The National Federation of Independent Business (NFIB) said that sentiment among small business owners remained at a 12-year high in January. The Small Business Optimism Index edged up from 105.8 in December to 105.9 in January, with both at levels not seen since December 2004. Respondents have responded quite positively in the aftermath of the election, hoping that the new Administration will bring about needed changes on the tax and regulatory front. Along those lines, the percentage of respondents suggesting that the next three months would be a “good time to expand” has risen from 11 percent in November to 23 percent in December to 25 percent in January, its fastest pace since the Great Recession. In addition, the percentage expecting sales to increase over the next three months remained elevated, but eased in this report from 31 percent in December, its largest level since October 2005, to 29 percent in January.
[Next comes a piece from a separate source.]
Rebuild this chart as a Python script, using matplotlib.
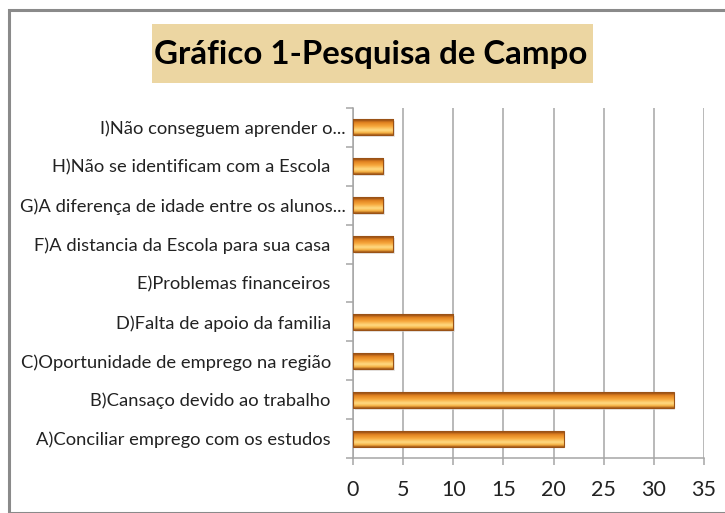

While actual employment changes remained soft (but positive) in January, the net percentage planning to add workers in the next three months edged up from 16 percent to 18 percent, a post-recessionary high. On the investment front, 59 percent of small business owners said that they had made a capital expenditure in the last six months, down from the three-year high of 63 percent in the prior report. Similarly, capital spending plans for the next three to six months dipped from 29 percent to 27 percent.
The top “single most important problem” was taxes (21 percent), highlighting the need for comprehensive tax reform. Government regulations (19 percent), the quality of labor (15 percent) and poor sales (10 percent) also topped the list.